Прошло всего пять месяцев, и в Калькутту поступили жалобы от двух английских капитанов — Шеппарда и Льюиса. Капитаны были задержаны бирманцами, потому что против них были серьезные обвинения. Шеппард обвинялся в том, что убил бирманского лоцмана, а Льюис — одного из членов команды. Вина обоих была доказана, но, поскольку они были британскими подданными, их лишь заставили уплатить штраф и выпустили из тюрьмы. И вот теперь капитаны, сообщая сумму штрафов, требовали компенсации вдвое большей.
Казалось бы, не в первый раз британские подданные сомнительной репутации угождают в бирманскую тюрьму и подвергаются штрафам. Прежде английские власти и пальцем не шевелили, чтобы им помочь. Однако сейчас Калькутта разражается заявлением: «Британские подданные и торговцы имеют, без сомнения, право ожидать, что они будут защищены своим правительством от несправедливости, насилия и вымогательства».
Декорации сменены. Сцена готовится для военных действий. А для них нужно оправдание, нужен предлог, пусть даже ничтожный.
Заняться урегулированием конфликта должен был английский комиссар, который сидел неподалеку, в порту Моулмейн, и заботился об интересах британских подданных в Бирме. Однако генерал-губернатор Британской Индии лорд Дальхузи решил, что лучше других разобрать, кто прав, а кто виноват, сможет коммодор Ламберт — заместитель командующего морскими силами Ост-Индской компании. Его и направляют в Рангун на фрегате королевского флота «Лисица».

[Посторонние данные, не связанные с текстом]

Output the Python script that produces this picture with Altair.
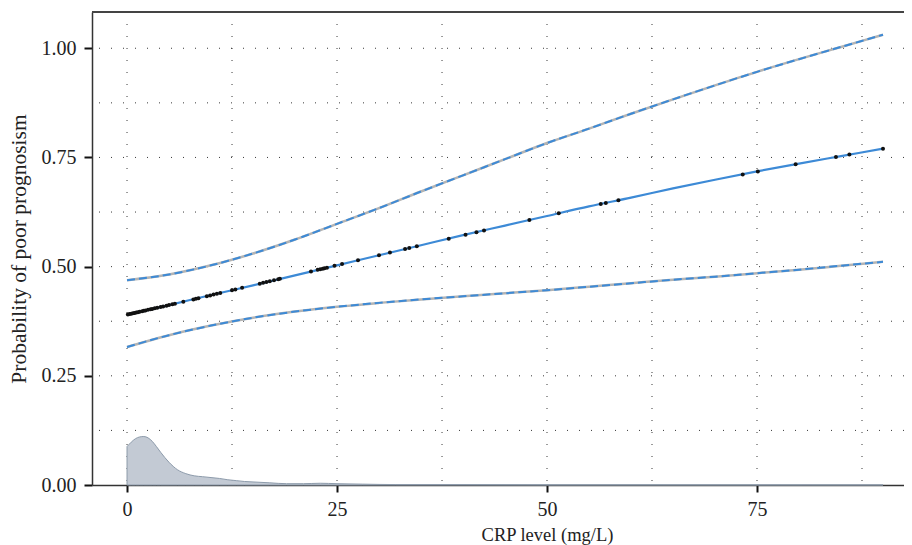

Инструкции Ламберту были туманны, но никаких воинственных действий ему не дозволялось. Приказ гласил: «Направиться в Рангун для поддержания договора в Яндабо и коммерческого договора 1826 года (договоры, явившиеся следствием победы англичан в первой англо-бирманской войне. — И. М.), потребовать полной компенсации за несправедливости и оскорбления, которым были подвергнуты вышеупомянутые британские подданные».